As a clinical counsellor with more than two decades of experience, Richmond's Danielle Aldcorn is attuned to examining issues and situations in great detail.
It’s an attribute that has helped fuel her other career as an author of “new adult” fiction with the release of her latest work — One Per Center.
Writing under the pen name D.R. Graham, One Per Center revolves around the life of an 18-year-old woman, Tienne Desrochers, who grew up amid the biker gang culture, that one per cent of the community which operates outside society’s laws. After the death of her father, who was a high-ranking club member, the young woman finds herself living with her aunt in a world far away from Harleys, leather riding vests and brushes with the law.
It’s a subject that fascinated and compelled Aldcorn to explore after seeing a TV news report one night a few years ago.

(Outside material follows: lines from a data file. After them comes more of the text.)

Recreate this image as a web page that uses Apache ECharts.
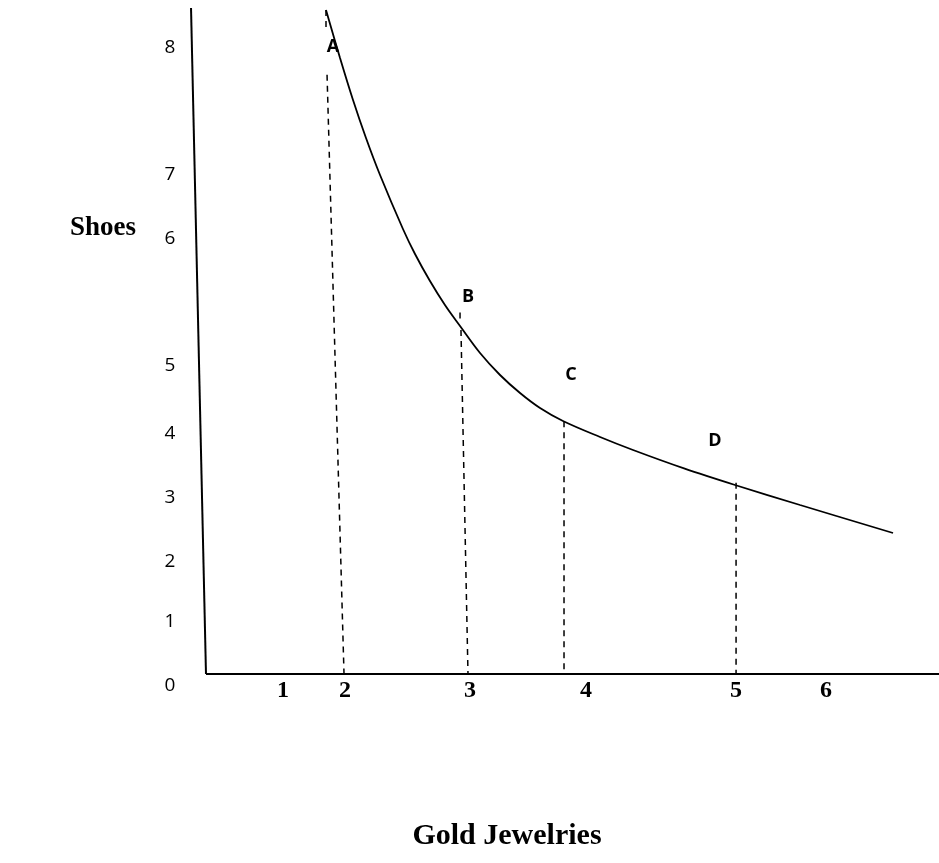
<!DOCTYPE html>
<html>
<head>
<meta charset="utf-8">
<style>html,body{margin:0;padding:0;background:#fff}#c{width:939px;height:863px}</style>
<script src="https://cdn.jsdelivr.net/npm/echarts@6/dist/echarts.min.js"></script>
</head>
<body>
<div id="c"></div>
<script>
// Indifference curve (Gold Jewelries on x, Shoes on y), in drawing units
var curveX = [1.146, 1.280, 1.404, 1.528, 1.662, 1.881, 1.996, 2.139, 2.282, 2.426, 2.617, 2.808, 2.999, 3.190, 3.409, 3.763, 4.078, 4.565, 5.052, 5.673, 6.561];
var curveY = [8.30, 7.70, 7.175, 6.70, 6.2375, 5.5625, 5.25, 4.9125, 4.6125, 4.35, 4.0125, 3.7375, 3.5125, 3.325, 3.1625, 2.9625, 2.80, 2.57, 2.3625, 2.1125, 1.7625];

// Points on the curve
var pointNames = ['A', 'B', 'C', 'D'];
var pointLabelX = [1.213, 2.502, 3.486, 4.861];
var pointLabelY = [7.84, 4.71, 3.74, 2.91];

// Dashed drop lines: [x1, y1, x2, y2]
var dropA = [1.156, 7.49, 1.318, 0];
var dropATop = [1.146, 8.3, 1.146, 8.05];
var dropB = [2.435, 4.30, 2.502, 0];
var dropBTop = [2.426, 4.52, 2.426, 4.42];
var dropC = [3.419, 3.16, 3.419, 0];
var dropD = [5.062, 2.39, 5.062, 0];

// Hand-drawn axes
var yAxisLine = [-0.143, 8.325, 0, 0];
var xAxisLine = [0, 0, 7, 0];

// Tick labels (irregularly placed in the original)
var yTickLabels = ['8', '7', '6', '5', '4', '3', '2', '1', '0'];
var yTickAt = [7.825, 6.24, 5.44, 3.85, 3.01, 2.21, 1.41, 0.65, -0.15];
var yTickX = -0.344;
var xTickLabels = ['1', '2', '3', '4', '5', '6'];
var xTickAt = [0.735, 1.327, 2.521, 3.629, 5.062, 5.921];
var xTickY = -0.21;

var xTitle = 'Gold Jewelries';
var yTitle = 'Shoes';

function seg(a) { return [[a[0], a[1]], [a[2], a[3]]]; }
function lineSeries(a, dashed, w) {
  return {
    type: 'line', data: seg(a), showSymbol: false, silent: true, clip: false,
    lineStyle: { color: '#000', width: w, type: dashed ? [6, 5] : 'solid' },
    animation: false
  };
}
function labelSeries(names, xs, ys, font) {
  return {
    type: 'scatter', symbolSize: 0, clip: false, animation: false, silent: true,
    itemStyle: { opacity: 1 },
    data: names.map(function (n, i) {
      return { name: n, value: [Array.isArray(xs) ? xs[i] : xs, Array.isArray(ys) ? ys[i] : ys] };
    }),
    label: Object.assign({ show: true, position: 'inside', formatter: '{b}', color: '#000', opacity: 1 }, font)
  };
}

var series = [];
series.push(lineSeries(yAxisLine, false, 2));
series.push(lineSeries(xAxisLine, false, 2));
[dropA, dropATop, dropB, dropBTop, dropC, dropD].forEach(function (d) { series.push(lineSeries(d, true, 1.5)); });
series.push({
  type: 'line', smooth: 0.35, showSymbol: false, clip: false, animation: false,
  data: curveX.map(function (x, i) { return [x, curveY[i]]; }),
  lineStyle: { color: '#000', width: 1.8 }
});
series.push(labelSeries(pointNames, pointLabelX, pointLabelY,
  { fontFamily: 'Open Sans', fontWeight: 'bold', fontSize: 18 }));
series.push(labelSeries(yTickLabels, yTickX, yTickAt,
  { fontFamily: 'Open Sans', fontSize: 19 }));
series.push(labelSeries(xTickLabels, xTickAt, xTickY,
  { fontFamily: 'Liberation Serif', fontWeight: 'bold', fontSize: 24 }));

var chart = echarts.init(document.getElementById('c'), null, { renderer: 'canvas' });
chart.setOption({
  backgroundColor: '#fff',
  animation: false,
  grid: { left: 7.04, right: 0, top: 2, bottom: 149, containLabel: false },
  xAxis: { type: 'value', min: -1.9, max: 7, show: false },
  yAxis: { type: 'value', min: -0.5, max: 8.4, show: false },
  graphic: [
    { type: 'text', style: { text: yTitle, font: 'bold 27px "Liberation Serif"', fill: '#000', textAlign: 'center', textVerticalAlign: 'middle', x: 103, y: 228 } },
    { type: 'text', style: { text: xTitle, font: 'bold 30px "Liberation Serif"', fill: '#000', textAlign: 'center', textVerticalAlign: 'middle', x: 507, y: 836 } }
  ],
  series: series
});
</script>
</body>
</html>
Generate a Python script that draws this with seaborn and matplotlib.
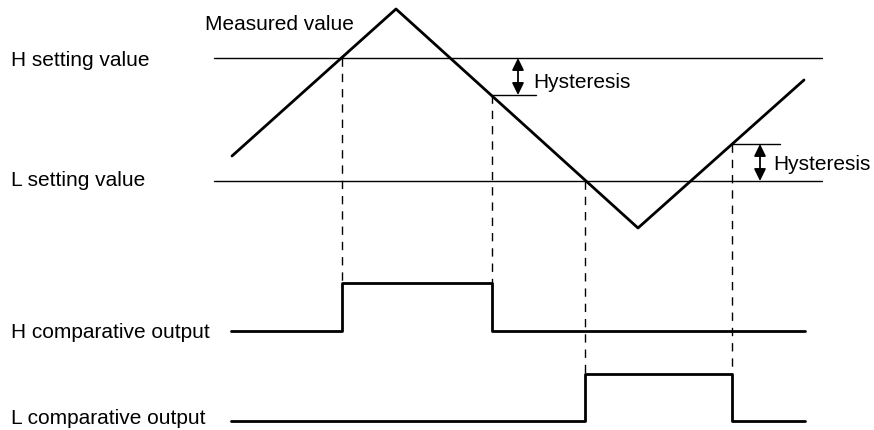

The news story focused on the funeral of an actual “one per center.” Police had set up an observation post near the funeral home to monitor the comings and goings of those attending.
“There were little kids who were there holding the hands of their burly, biker dude dads,” said Aldcorn, who also pens a Family Function column for the Richmond News. “It made me interested in what it would feel like to grow up as an innocent little kid in a world where those bikers — their family members — are people who the rest of society fear.”
To get a handle on that world, Aldcorn began reading almost every non-fiction book that exists on biker club culture.
The result is a collection of novels published by Entangled Publishing that she completed about three and a half years ago. They form the Noir et Bleu Motorcycle Club Series which was launched Monday (Feb. 23) with an online publication of One Per Center. The second book in the series — The Handler — is slated for release April 27.
“My personal branding, as an author, targets males and females, especially reluctant male readers.”
Capturing that latter segment is an important challenge for Aldcorn.“It’s like when young boys pick up The Outsiders for the first time. It’s probably one of the first books they read to the end,” she said. “That’s what I aspire towards. I like girls and women to read my books because of the romance, the love story. But I want boys to read it, too, because they will think it’s bad-assed.”